Renforcement de l'action humanitaire
L'accès aux populations demeure un défi quotidien, en raison notamment des conditions de sécurité et des contraintes logistiques. Dans cette phase difficile, le CICR fait tout son possible pour maintenir sa présence auprès des communautés, tout en renforçant son dialogue avec les forces et les groupes armés ainsi qu’avec les divers représentants des communautés locales. Grâce à la rallonge budgétaire de 10 millions de francs suisses approuvée en mai dernier, le CICR a pu se doter de moyens supplémentaires pour la prise en charge des blessés de guerre et élargir son action, notamment dans la province du Katanga.

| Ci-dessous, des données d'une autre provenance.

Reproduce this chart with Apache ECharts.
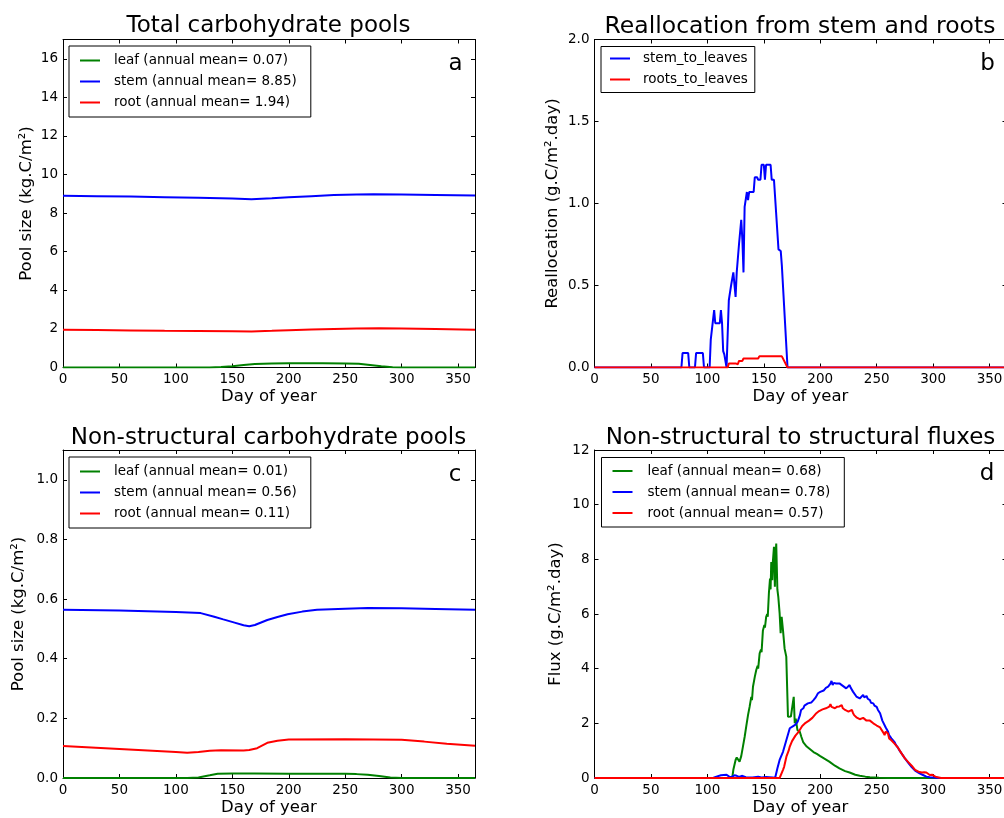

Au cours de dernières semaines, le CICR a également :
- distribué des vivres (riz, haricots, huile de sauge) à plus de 6000 personnes déplacées ou familles accueillant des personnes déplacées dans la région de Kamango, dans le Grand Nord (Nord-Kivu), à proximité de la frontière avec l'Ouganda. Parmi elles, plus de 4000 ont fui par crainte de la vague d’enlèvements qui sévit dans la région. Elles ont également reçu des articles de première nécessité, tels que des couvertures, des ustensiles de cuisine, des produits d'hygiène ou des houes. C’est la première fois que le CICR parvient à distribuer des secours dans cette région difficile d'accès ;
- construit un réseau d'approvisionnement en eau potable, de la source jusqu’aux 23 bornes fontaines, pour 15 000 habitants du groupement de Runingu (20 localités de la plaine de Ruzizi, au Sud-Kivu) ;
- démarré les travaux de construction d'une « maison d'écoute », où les victimes de violences – notamment sexuelles – seront recueillies et prises en charge par des assistants psychosociaux. Ce centre, situé à Matutira, dans l'extrême nord du Sud-Kivu, sera géré par une association locale.